_DATA EXTRACT:_
==========
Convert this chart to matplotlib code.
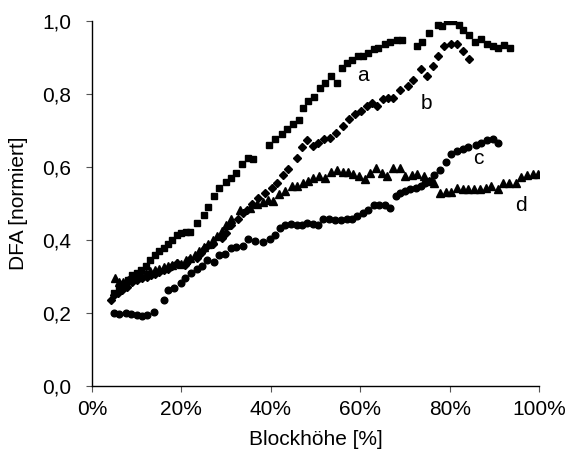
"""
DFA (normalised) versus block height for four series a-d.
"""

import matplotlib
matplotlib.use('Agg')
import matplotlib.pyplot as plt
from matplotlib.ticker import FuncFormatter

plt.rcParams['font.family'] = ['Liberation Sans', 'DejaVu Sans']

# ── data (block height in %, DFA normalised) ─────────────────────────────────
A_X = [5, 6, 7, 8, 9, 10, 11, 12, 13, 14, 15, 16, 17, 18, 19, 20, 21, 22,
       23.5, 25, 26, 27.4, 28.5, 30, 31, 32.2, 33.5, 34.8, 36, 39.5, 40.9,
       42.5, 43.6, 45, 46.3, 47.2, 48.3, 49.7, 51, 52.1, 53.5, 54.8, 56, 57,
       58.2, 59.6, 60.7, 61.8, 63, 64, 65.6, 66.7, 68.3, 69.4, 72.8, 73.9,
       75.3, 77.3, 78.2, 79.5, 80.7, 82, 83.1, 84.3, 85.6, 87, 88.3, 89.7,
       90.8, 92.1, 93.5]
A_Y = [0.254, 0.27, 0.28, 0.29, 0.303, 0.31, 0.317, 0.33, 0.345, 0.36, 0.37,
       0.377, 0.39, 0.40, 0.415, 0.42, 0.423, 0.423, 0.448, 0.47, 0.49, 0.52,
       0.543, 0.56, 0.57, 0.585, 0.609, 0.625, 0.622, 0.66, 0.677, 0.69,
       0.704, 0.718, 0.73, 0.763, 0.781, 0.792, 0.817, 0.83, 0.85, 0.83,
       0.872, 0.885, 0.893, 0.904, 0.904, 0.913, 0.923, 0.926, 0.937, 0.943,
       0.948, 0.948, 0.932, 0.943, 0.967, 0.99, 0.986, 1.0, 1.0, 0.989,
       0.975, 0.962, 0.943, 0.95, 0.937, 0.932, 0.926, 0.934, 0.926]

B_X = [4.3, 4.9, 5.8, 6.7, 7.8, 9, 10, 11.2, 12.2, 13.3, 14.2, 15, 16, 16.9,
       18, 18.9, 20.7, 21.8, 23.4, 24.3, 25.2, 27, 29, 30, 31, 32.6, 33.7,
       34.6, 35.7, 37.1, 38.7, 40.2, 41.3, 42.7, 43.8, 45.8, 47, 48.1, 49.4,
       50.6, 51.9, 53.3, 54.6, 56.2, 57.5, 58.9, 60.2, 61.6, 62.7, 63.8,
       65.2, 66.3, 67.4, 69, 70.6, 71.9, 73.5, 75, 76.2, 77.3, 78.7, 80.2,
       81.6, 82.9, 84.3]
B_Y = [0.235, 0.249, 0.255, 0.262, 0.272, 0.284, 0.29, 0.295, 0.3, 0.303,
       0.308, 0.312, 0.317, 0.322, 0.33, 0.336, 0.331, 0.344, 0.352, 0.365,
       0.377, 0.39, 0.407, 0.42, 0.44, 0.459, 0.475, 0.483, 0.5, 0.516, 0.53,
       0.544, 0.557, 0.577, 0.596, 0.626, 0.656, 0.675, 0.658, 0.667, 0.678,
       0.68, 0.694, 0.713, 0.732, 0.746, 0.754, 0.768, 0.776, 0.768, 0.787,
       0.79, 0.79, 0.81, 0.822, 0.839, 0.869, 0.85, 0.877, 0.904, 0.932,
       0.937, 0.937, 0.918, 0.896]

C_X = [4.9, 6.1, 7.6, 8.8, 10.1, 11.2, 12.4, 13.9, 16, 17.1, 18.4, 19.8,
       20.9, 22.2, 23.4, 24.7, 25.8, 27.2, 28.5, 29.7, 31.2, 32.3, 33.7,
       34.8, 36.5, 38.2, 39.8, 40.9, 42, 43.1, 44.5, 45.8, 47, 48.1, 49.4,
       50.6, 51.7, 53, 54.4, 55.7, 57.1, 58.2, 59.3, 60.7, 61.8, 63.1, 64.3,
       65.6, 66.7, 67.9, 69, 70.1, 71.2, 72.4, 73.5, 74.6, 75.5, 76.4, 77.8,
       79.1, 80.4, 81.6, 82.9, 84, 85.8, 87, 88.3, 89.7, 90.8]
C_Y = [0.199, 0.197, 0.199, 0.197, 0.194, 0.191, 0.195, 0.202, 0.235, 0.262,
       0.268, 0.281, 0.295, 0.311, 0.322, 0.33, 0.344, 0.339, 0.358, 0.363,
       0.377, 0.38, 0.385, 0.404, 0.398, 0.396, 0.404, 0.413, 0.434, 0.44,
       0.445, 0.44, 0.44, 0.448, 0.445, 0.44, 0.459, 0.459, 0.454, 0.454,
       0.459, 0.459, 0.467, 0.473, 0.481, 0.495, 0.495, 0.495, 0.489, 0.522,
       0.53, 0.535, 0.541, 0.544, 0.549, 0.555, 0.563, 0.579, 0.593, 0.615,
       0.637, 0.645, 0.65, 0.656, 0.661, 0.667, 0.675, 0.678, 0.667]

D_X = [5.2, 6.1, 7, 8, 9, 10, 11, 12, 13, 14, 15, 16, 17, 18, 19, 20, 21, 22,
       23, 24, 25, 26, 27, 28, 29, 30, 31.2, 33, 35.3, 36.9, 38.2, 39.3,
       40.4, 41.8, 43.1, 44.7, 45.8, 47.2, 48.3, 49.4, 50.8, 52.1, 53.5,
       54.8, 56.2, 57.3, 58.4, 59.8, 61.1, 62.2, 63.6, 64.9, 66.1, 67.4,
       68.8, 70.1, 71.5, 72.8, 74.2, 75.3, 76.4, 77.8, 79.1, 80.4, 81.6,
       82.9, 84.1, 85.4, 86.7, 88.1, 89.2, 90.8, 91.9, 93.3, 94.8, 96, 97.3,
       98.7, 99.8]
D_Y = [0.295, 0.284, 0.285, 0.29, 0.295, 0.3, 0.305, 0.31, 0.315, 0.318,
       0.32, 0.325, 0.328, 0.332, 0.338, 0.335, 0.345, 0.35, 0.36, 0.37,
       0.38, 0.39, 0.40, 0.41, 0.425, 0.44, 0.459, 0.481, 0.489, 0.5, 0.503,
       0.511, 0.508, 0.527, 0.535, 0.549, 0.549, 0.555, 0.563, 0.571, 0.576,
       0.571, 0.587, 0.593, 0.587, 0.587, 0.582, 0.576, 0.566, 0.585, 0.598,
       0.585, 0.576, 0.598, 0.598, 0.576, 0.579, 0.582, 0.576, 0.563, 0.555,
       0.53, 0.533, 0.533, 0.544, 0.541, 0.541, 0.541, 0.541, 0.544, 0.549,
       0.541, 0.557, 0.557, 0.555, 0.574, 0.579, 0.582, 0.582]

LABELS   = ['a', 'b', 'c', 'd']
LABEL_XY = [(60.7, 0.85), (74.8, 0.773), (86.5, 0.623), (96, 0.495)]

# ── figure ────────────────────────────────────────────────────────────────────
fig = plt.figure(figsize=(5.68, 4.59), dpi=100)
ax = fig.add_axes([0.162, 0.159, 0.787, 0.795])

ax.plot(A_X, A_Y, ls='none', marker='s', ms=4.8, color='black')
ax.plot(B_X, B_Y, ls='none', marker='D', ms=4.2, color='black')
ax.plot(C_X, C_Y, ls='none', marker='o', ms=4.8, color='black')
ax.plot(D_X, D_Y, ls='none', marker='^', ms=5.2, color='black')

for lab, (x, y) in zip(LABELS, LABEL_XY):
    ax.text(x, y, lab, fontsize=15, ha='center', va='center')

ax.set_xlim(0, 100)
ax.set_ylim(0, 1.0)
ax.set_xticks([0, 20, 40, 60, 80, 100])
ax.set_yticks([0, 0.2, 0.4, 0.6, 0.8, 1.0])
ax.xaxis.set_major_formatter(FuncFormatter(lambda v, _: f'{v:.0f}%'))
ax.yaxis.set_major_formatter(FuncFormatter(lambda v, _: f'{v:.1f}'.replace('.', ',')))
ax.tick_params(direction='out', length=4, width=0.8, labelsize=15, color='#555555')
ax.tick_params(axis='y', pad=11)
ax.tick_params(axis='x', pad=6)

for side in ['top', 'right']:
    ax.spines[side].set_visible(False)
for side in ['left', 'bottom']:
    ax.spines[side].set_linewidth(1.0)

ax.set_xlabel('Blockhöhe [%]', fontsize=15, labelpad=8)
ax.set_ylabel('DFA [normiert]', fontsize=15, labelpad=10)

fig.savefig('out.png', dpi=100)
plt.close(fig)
==========
Reproduce the material above exactly, first line through the line that contains "0.975, 0.962, 0.943, 0.95, 0.937, 0.932, 0.926, 0.934, 0.926]", minus the pictures.

Convert this chart to matplotlib code.
"""
DFA (normalised) versus block height for four series a-d.
"""

import matplotlib
matplotlib.use('Agg')
import matplotlib.pyplot as plt
from matplotlib.ticker import FuncFormatter

plt.rcParams['font.family'] = ['Liberation Sans', 'DejaVu Sans']

# ── data (block height in %, DFA normalised) ─────────────────────────────────
A_X = [5, 6, 7, 8, 9, 10, 11, 12, 13, 14, 15, 16, 17, 18, 19, 20, 21, 22,
       23.5, 25, 26, 27.4, 28.5, 30, 31, 32.2, 33.5, 34.8, 36, 39.5, 40.9,
       42.5, 43.6, 45, 46.3, 47.2, 48.3, 49.7, 51, 52.1, 53.5, 54.8, 56, 57,
       58.2, 59.6, 60.7, 61.8, 63, 64, 65.6, 66.7, 68.3, 69.4, 72.8, 73.9,
       75.3, 77.3, 78.2, 79.5, 80.7, 82, 83.1, 84.3, 85.6, 87, 88.3, 89.7,
       90.8, 92.1, 93.5]
A_Y = [0.254, 0.27, 0.28, 0.29, 0.303, 0.31, 0.317, 0.33, 0.345, 0.36, 0.37,
       0.377, 0.39, 0.40, 0.415, 0.42, 0.423, 0.423, 0.448, 0.47, 0.49, 0.52,
       0.543, 0.56, 0.57, 0.585, 0.609, 0.625, 0.622, 0.66, 0.677, 0.69,
       0.704, 0.718, 0.73, 0.763, 0.781, 0.792, 0.817, 0.83, 0.85, 0.83,
       0.872, 0.885, 0.893, 0.904, 0.904, 0.913, 0.923, 0.926, 0.937, 0.943,
       0.948, 0.948, 0.932, 0.943, 0.967, 0.99, 0.986, 1.0, 1.0, 0.989,
       0.975, 0.962, 0.943, 0.95, 0.937, 0.932, 0.926, 0.934, 0.926]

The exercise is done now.